DIRECTIONS:
Copy out the line that contains "Recreate this image", the line that contains "(h4) at (760,457)", and every line between them, exactly, and nothing else.

ENTRIES PROVIDED:
>> BEGIN

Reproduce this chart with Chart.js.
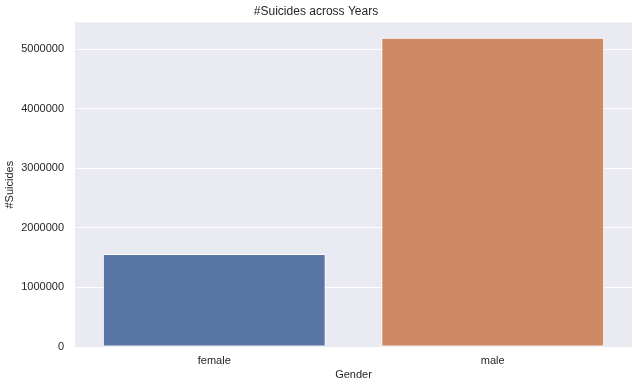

>> END
>> BEGIN

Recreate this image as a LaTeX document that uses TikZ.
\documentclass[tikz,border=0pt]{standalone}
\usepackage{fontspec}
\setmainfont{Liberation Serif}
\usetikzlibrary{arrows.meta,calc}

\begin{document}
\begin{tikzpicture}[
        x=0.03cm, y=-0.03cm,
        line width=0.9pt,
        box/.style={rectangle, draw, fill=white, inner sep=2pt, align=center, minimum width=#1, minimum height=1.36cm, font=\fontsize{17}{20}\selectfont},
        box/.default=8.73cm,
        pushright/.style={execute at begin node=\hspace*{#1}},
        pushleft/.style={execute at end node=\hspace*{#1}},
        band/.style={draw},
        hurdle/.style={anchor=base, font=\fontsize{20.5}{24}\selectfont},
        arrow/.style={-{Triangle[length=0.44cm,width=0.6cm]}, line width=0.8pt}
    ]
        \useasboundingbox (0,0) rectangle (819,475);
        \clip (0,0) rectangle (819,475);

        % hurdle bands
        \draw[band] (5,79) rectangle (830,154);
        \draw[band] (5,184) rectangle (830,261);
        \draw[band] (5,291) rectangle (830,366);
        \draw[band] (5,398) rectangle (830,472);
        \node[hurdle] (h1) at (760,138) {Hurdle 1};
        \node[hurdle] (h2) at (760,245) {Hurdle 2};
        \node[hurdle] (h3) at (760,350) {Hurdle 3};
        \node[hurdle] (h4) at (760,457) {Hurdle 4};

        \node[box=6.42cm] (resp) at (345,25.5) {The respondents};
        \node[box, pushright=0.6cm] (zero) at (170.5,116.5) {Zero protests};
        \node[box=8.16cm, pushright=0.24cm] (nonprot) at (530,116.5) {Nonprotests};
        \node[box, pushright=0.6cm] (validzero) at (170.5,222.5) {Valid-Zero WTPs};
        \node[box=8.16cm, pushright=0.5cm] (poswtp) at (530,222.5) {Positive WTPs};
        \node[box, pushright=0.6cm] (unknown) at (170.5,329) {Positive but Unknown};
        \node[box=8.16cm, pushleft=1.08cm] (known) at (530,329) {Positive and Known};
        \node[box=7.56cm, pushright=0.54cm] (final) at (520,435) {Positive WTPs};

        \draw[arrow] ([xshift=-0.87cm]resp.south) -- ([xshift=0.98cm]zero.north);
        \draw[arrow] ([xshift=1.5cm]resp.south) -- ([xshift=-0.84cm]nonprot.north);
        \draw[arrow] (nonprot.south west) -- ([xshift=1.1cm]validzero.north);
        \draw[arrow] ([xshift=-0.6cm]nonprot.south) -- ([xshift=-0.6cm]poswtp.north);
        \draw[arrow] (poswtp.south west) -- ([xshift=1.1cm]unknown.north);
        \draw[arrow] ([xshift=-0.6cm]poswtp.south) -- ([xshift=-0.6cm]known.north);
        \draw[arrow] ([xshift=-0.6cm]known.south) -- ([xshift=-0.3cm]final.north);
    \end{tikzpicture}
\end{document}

>> END

WRITTEN SOLUTION:
Recreate this image as a LaTeX document that uses TikZ.
\documentclass[tikz,border=0pt]{standalone}
\usepackage{fontspec}
\setmainfont{Liberation Serif}
\usetikzlibrary{arrows.meta,calc}

\begin{document}
\begin{tikzpicture}[
        x=0.03cm, y=-0.03cm,
        line width=0.9pt,
        box/.style={rectangle, draw, fill=white, inner sep=2pt, align=center, minimum width=#1, minimum height=1.36cm, font=\fontsize{17}{20}\selectfont},
        box/.default=8.73cm,
        pushright/.style={execute at begin node=\hspace*{#1}},
        pushleft/.style={execute at end node=\hspace*{#1}},
        band/.style={draw},
        hurdle/.style={anchor=base, font=\fontsize{20.5}{24}\selectfont},
        arrow/.style={-{Triangle[length=0.44cm,width=0.6cm]}, line width=0.8pt}
    ]
        \useasboundingbox (0,0) rectangle (819,475);
        \clip (0,0) rectangle (819,475);

        % hurdle bands
        \draw[band] (5,79) rectangle (830,154);
        \draw[band] (5,184) rectangle (830,261);
        \draw[band] (5,291) rectangle (830,366);
        \draw[band] (5,398) rectangle (830,472);
        \node[hurdle] (h1) at (760,138) {Hurdle 1};
        \node[hurdle] (h2) at (760,245) {Hurdle 2};
        \node[hurdle] (h3) at (760,350) {Hurdle 3};
        \node[hurdle] (h4) at (760,457) {Hurdle 4};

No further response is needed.